Stability-AI / generative-models

Generative Models by Stability AI
MIT License
23.43k stars 2.6k forks source link

question of ADD(Adversarial Diffusion Distillation), the inputs of teacher nets #246

Open YilanWang opened 7 months ago

YilanWang commented 7 months ago

in ADD, why the inputs of teacher nets are the denoised results, rather than the same noise inputs of student nets? many thanks!

jon-chuang commented 6 months ago

One plausible reason is the timesteps s and t, are sampled independently for the student and teacher models respectively. However, this is not a hard obstacle.

The simpler explanation is that it inherits from score distillation sampling which originates in the 3D generation domain (see Dream Fusion), where the inputs to the teacher (image model) and student (3D model producing differentiable 2D rendering) differ vastly.

This provokes the open question of whether feeding the noised original image rather than the noised student output will lead to better or worse results (whether from a final loss or loss curve perspective).

jon-chuang commented 6 months ago

rather than the same noise inputs of student nets

Note that your original suggestion is invalid. Due to the differing choice of noise sampling.

What is valid is the question of which input to noise.

jon-chuang commented 6 months ago

@qp-qp I'm not sure if you're privileged to share, but I think this is an interesting question that is worth shedding light on.

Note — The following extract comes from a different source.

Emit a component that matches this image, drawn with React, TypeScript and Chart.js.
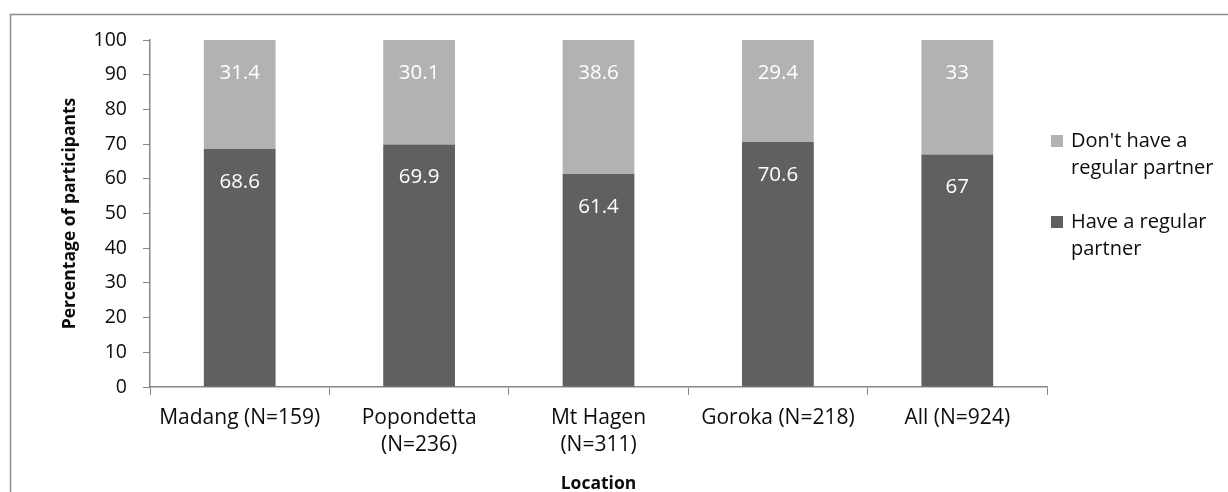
import React, { useEffect, useRef } from "react";
import { Chart, registerables } from "chart.js";

Chart.register(...registerables);

const categories: (string | string[])[] = [
  "Madang (N=159)",
  ["Popondetta", "(N=236)"],
  ["Mt Hagen", "(N=311)"],
  "Goroka (N=218)",
  "All (N=924)",
];
const haveRegular = [68.6, 69.9, 61.4, 70.6, 67];
const noRegular = [31.4, 30.1, 38.6, 29.4, 33];
const seriesNames = ["Have a regular partner", "Don't have a regular partner"];
const legendLines = [["Have a regular", "partner"], ["Don't have a", "regular partner"]];
const yTicks = [0, 10, 20, 30, 40, 50, 60, 70, 80, 90, 100];

const DARK = "#606060";
const LIGHT = "#b2b2b2";
const AXIS = "#868686";
const TEXT = "#0d0d0d";
const FONT = "'Open Sans', sans-serif";

const extras = {
  id: "extras",
  afterDraw(chart: any) {
    const ctx = chart.ctx;
    ctx.save();
    // outer frame
    ctx.strokeStyle = "#8c8c8c";
    ctx.lineWidth = 1.5;
    ctx.strokeRect(10.5, 14.5, 1400, 700);
    // data labels
    ctx.fillStyle = "#ffffff";
    ctx.font = `20.5px ${FONT}`;
    ctx.textAlign = "center";
    ctx.textBaseline = "middle";
    chart.data.datasets.forEach((ds: any, di: number) => {
      const meta = chart.getDatasetMeta(di);
      meta.data.forEach((bar: any, i: number) => {
        ctx.fillText(String(ds.data[i]), bar.x, bar.y + 33);
      });
    });
    // legend (reverse order)
    ctx.textAlign = "left";
    ctx.font = `20px ${FONT}`;
    const items = [
      { color: LIGHT, lines: legendLines[1], y: 141 },
      { color: DARK, lines: legendLines[0], y: 222 },
    ];
    items.forEach((it) => {
      ctx.fillStyle = it.color;
      ctx.fillRect(1051, it.y - 6, 12, 12);
      ctx.fillStyle = TEXT;
      it.lines.forEach((ln, k) => ctx.fillText(ln, 1071, it.y + k * 27));
    });
    ctx.restore();
  },
};

export default function App() {
  const ref = useRef<HTMLCanvasElement>(null);
  useEffect(() => {
    if (!ref.current) return;
    const chart = new Chart(ref.current, {
      type: "bar",
      data: {
        labels: categories as any,
        datasets: [
          { label: seriesNames[0], data: haveRegular, backgroundColor: DARK, barPercentage: 0.4, categoryPercentage: 1 },
          { label: seriesNames[1], data: noRegular, backgroundColor: LIGHT, barPercentage: 0.4, categoryPercentage: 1 },
        ],
      },
      options: {
        animation: false,
        responsive: false,
        devicePixelRatio: 1,
        layout: { padding: { left: 0, top: 40, right: 181, bottom: 0 } },
        plugins: { legend: { display: false }, tooltip: { enabled: false } },
        scales: {
          x: {
            stacked: true,
            offset: true,
            grid: { display: true, offset: true, drawOnChartArea: false, drawTicks: true, tickLength: 8, color: AXIS },
            border: { color: AXIS, width: 1.5 },
            ticks: { color: TEXT, font: { family: FONT, size: 21, lineHeight: 1.3 }, padding: 9, maxRotation: 0, autoSkip: false },
            title: { display: true, text: "Location", color: TEXT, font: { family: FONT, size: 17.5, weight: "bold" }, padding: { top: 0, bottom: -3 } },
            afterFit: (s: any) => { s.height = 105; },
          },
          y: {
            stacked: true,
            min: 0,
            max: 100,
            afterBuildTicks: (s: any) => { s.ticks = yTicks.map((v) => ({ value: v })); },
            grid: { display: true, drawOnChartArea: false, drawTicks: true, tickLength: 7, color: AXIS },
            border: { color: AXIS, width: 1.5 },
            ticks: { color: TEXT, font: { family: FONT, size: 19.5 }, padding: 16 },
            title: { display: true, text: "Percentage of participants", color: TEXT, font: { family: FONT, size: 17.5, weight: "bold" }, padding: { top: 60, bottom: 0 } },
            afterFit: (s: any) => { s.width = 150; },
          },
        },
      },
      plugins: [extras],
    });
    return () => chart.destroy();
  }, []);
  return (
    <div style={{ position: "absolute", left: 0, top: 0, width: 1228, height: 492, background: "#fff" }}>
      <canvas ref={ref} width={1228} height={492} style={{ width: 1228, height: 492, display: "block" }} />
    </div>
  );
}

I have a feeling that feeding the original image may lead to degenerate results, as it simply amplifies the original dataset.

If the teacher models is perfectly faithful on the dataset, you would reproduce training on the original dataset.

Perhaps what is beneficial about distillation I.e. feeding the generated output is that it generates new diversity for the teacher model to provide feedback on.

However I am uncertain if any of these thoughts are valid.

jon-chuang commented 6 months ago

Actually, if you look at the definition of SDS, you will see that it is important that you use the noised generated output. That's because you can then interpret the loss in a nice way; it simplifies to predicting the noise at timestep t.

I think the intuition is that we need the generated output to be in the distribution of the teacher model. Using the noised student output just seems to give a better objective, at least mathematically - one has a ground truth noise to compare against.